Watchful research —

Apple Watch accurately spotted heart condition 34% of the time in study

The study doesn’t use the latest watch and is unpublished and not peer-reviewed.

In a large Apple-sponsored study assessing whether the pulse sensor on older versions of the Apple Watch (Series 1, 2, and 3) can pick up heart rhythm irregularities, researchers found that only 34 percent of participants who received an alert of an irregular pulse on their watch went on to have a confirmed case of atrial fibrillation, a common type of irregular heart rhythm.

The study was led by researchers at Stanford, who presented the results Saturday in New Orleans at the annual meeting of the American College of Cardiology. The results have not been published in a scientific journal and have not been peer-reviewed.

The study, dubbed the Apple Heart Study, began in November 2017, before the release of the Apple Watch Series 4, which includes an electrocardiograph (ECG) feature for monitoring heart activity. Though the study didn’t keep pace with that of wearable device development, it was rather speedy relative to clinical trials. In fact, some cardiologists were impressed simply by the short period of time in which the study was able to recruit such a large number of participants—nearly 420,000—plus follow up with them using telemedicine and get results.

Dr. Jordan Safirstein, an interventional cardiologist at the meeting, called the study “amazing,” telling STAT, “It’s a lovely demonstration of how we can enroll patients completely virtually, which I think is a huge extension for us in terms of patient engagement and enrollment.”

The study reportedly enrolled 419,297 people who had one of the earlier watches and an iPhone. Most were young people, but nearly 25,000 were aged 65 or older—the age group at the highest risk of the condition. The watches monitored for irregular heart rhythms and, if one was detected, notified the users and prompted them to set up a telemedicine consultation with a doctor involved with the study. The notified users were then able to get a separate ECG patch, which they were asked to use for a week to record their hearts’ electrical rhythms for comparison with watch data.

Pulse on the data

Overall, 2,161 participants in the study—0.5 percent—got a notification from their watch saying that they may have atrial fibrillation. Separating the participants by age, researchers found that 3.2 percent of the participants older than 65 got notifications, while 0.16 percent of those aged 22 to 39 received a notification.
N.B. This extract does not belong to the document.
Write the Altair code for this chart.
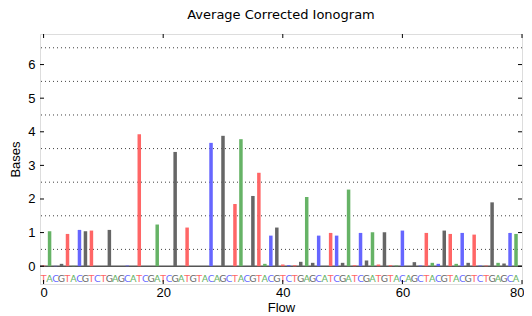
import altair as alt
import pandas as pd

flow_order = list("TACGTACGTCTGAGCATCGATCGATGTACAGCTACGTACGTCTGAGCATCGATCGATGTACAGCTACGTACGTCTGAGCA")
flow_values = [
    0.02, 1.04, 0.01, 0.07, 0.96, 0.01, 1.08, 1.04, 1.06, 0.00,
    0.00, 1.08, 0.00, 0.00, 0.02, 0.00, 3.93, 0.00, 0.00, 1.24,
    0.00, 0.00, 3.40, 0.00, 1.15, 0.00, 0.00, 0.00, 3.67, 0.00,
    3.88, 0.00, 1.85, 3.78, 0.00, 2.09, 2.78, 0.07, 0.91, 1.15,
    0.05, 0.03, 0.03, 0.13, 2.06, 0.10, 0.91, 0.00, 0.99, 0.91,
    0.10, 2.28, 0.03, 0.99, 0.17, 1.01, 0.05, 1.01, 0.03, 0.02,
    1.06, 0.00, 0.12, 0.02, 0.99, 0.10, 0.07, 1.06, 0.96, 0.07,
    0.99, 0.10, 0.94, 0.02, 0.02, 1.90, 0.10, 0.08, 0.99, 0.96,
]
bases = ["T", "A", "C", "G"]
base_colors = ["#ff6666", "#66b366", "#6666ff", "#666666"]
x_ticks = [0, 20, 40, 60, 80]
y_ticks = [0, 1, 2, 3, 4, 5, 6]
grid_levels = [0.5, 1.5, 2.5, 3.5, 4.5, 5.5, 6.5]

W, H = 482, 250
x_dom = [-0.6, 80.0]
y_dom = [-0.53, 6.91]

df = pd.DataFrame({"flow": list(range(len(flow_order))), "base": flow_order, "value": flow_values})
df_grid = pd.DataFrame({"g": grid_levels})
df_xt = pd.DataFrame({"t": x_ticks})
df_yt = pd.DataFrame({"t": y_ticks})

xs = alt.Scale(domain=x_dom, nice=False, zero=False, padding=0)
ys = alt.Scale(domain=y_dom, nice=False, zero=False, padding=0)
cs = alt.Scale(domain=bases, range=base_colors)

x_axis = alt.Axis(values=x_ticks, tickSize=0, domain=False, grid=False, labelPadding=2,
                  labelFontSize=13, titleFontSize=13, titlePadding=2, labelColor="black",
                  titleColor="black", titleFontWeight="normal", labelFlush=False,
                  labelAlign={"condition": {"test": "datum.value == 80", "value": "right"}, "value": "center"},
                  labelOffset={"condition": {"test": "datum.value == 80", "value": 2}, "value": 0})
y_axis = alt.Axis(values=y_ticks, tickSize=0, domain=False, grid=False, labelPadding=5,
                  labelFontSize=13, titleFontSize=13, titlePadding=5, labelColor="black",
                  titleColor="black", titleFontWeight="normal")

grid = alt.Chart(df_grid).mark_rule(color="black", strokeWidth=1, strokeDash=[1, 3], opacity=0.75).encode(
    y=alt.Y("g:Q", scale=ys, axis=y_axis, title="Bases"))

zero = alt.Chart(df_yt).transform_filter("datum.t == 0").mark_rule(color="#555555", strokeWidth=1.5).encode(
    y=alt.Y("t:Q", scale=ys))

bars = alt.Chart(df).mark_bar(size=3.5, opacity=1).encode(
    x=alt.X("flow:Q", scale=xs, axis=x_axis, title="Flow"),
    y=alt.Y("value:Q", scale=ys),
    y2=alt.datum(0),
    color=alt.Color("base:N", scale=cs, legend=None),
)

letters = alt.Chart(df).mark_text(fontSize=9.5, font="DejaVu Sans", opacity=1).encode(
    x=alt.X("flow:Q", scale=xs),
    y=alt.datum(-0.37),
    text="base:N",
    color=alt.Color("base:N", scale=cs, legend=None),
)

tick_l = alt.Chart(df_yt).mark_rule(color="black").encode(
    y=alt.Y("t:Q", scale=ys), x=alt.value(0), x2=alt.value(4))
tick_r = alt.Chart(df_yt).mark_rule(color="black").encode(
    y=alt.Y("t:Q", scale=ys), x=alt.value(W - 4), x2=alt.value(W))
tick_t = alt.Chart(df_xt).mark_rule(color="black").encode(
    x=alt.X("t:Q", scale=xs), y=alt.value(0), y2=alt.value(4))
tick_b = alt.Chart(df_xt).mark_rule(color="black").encode(
    x=alt.X("t:Q", scale=xs), y=alt.value(H - 4), y2=alt.value(H))

chart = alt.layer(grid, zero, bars, letters, tick_l, tick_r, tick_t, tick_b).properties(
    width=W, height=H,
    title=alt.Title("Average Corrected Ionogram", fontSize=13, fontWeight="normal",
                    font="DejaVu Sans", offset=12, color="black"),
    autosize=alt.AutoSizeParams(type="none"),
    padding={"left": 32, "top": 26, "right": 2, "bottom": 32},
).configure_view(stroke="black", strokeWidth=1).configure_axis(
    labelFont="DejaVu Sans", titleFont="DejaVu Sans"
).configure(background="white")

chart.save("out.html", embed_options={"renderer": "svg", "actions": False})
The Centers for Disease Control and Prevention estimate that about nine percent of people aged 65 and older—not just those with Apple Watches—have atrial fibrillation, while about two percent of those younger than 65 have the condition.

Of those notified in the study, only about 450 participants received, used, and returned an ECG patch. The ECG data confirmed atrial fibrillation in just 34 percent of those 450 or so notified participants. The other two-thirds did not experience an irregular heart rhythm in the week of follow-up monitoring.

The Stanford researchers noted that “[s]ince atrial fibrillation is an intermittent condition, it’s not surprising for it to go undetected in subsequent ECG patch monitoring.”

In an interview with The Wall Street Journal, Marco Perez, a cardiovascular medicine specialist at Stanford and one of the study leaders, emphasized that the likelihood that the watch notified users of an ECG-confirmable episode of atrial fibrillation was 84 percent. But, this figure is still not very high for a medical device. It also came from an analysis involving data from just 86 of the watch-notified participants, the WSJ reports.

Overall, cardiologists at the meeting reacted with a mix of optimism and wariness. Some were hopeful that the watch could help identify heart patients that might otherwise be missed. Others worried that the watch would send false alarms to healthy people or accurate alarms to people with conditions not requiring treatment. Either of these situations could lead to unnecessary stress, anxiety, medical tests, and treatments, which have their own risks.

This may “lead a lot of patients potentially to being treated unnecessarily or prematurely, or flooding doctors’ offices and cardiologists’ offices with a lot of young people,” Jeanne Poole, an expert on heart rhythm abnormalities at University of Washington in Seattle, said in a panel discussion at the meeting.

Still, others merely saw the study as a first step toward better wearable health monitors and virtual trials. The use of such mobile and wearable tech is ticking upward, particularly among older people who may be more likely to benefit from such monitoring. A 2016 survey by AARP found that 54 percent of people in their 60s already owned a smartphone and an additional 13 percent said they planned to buy one.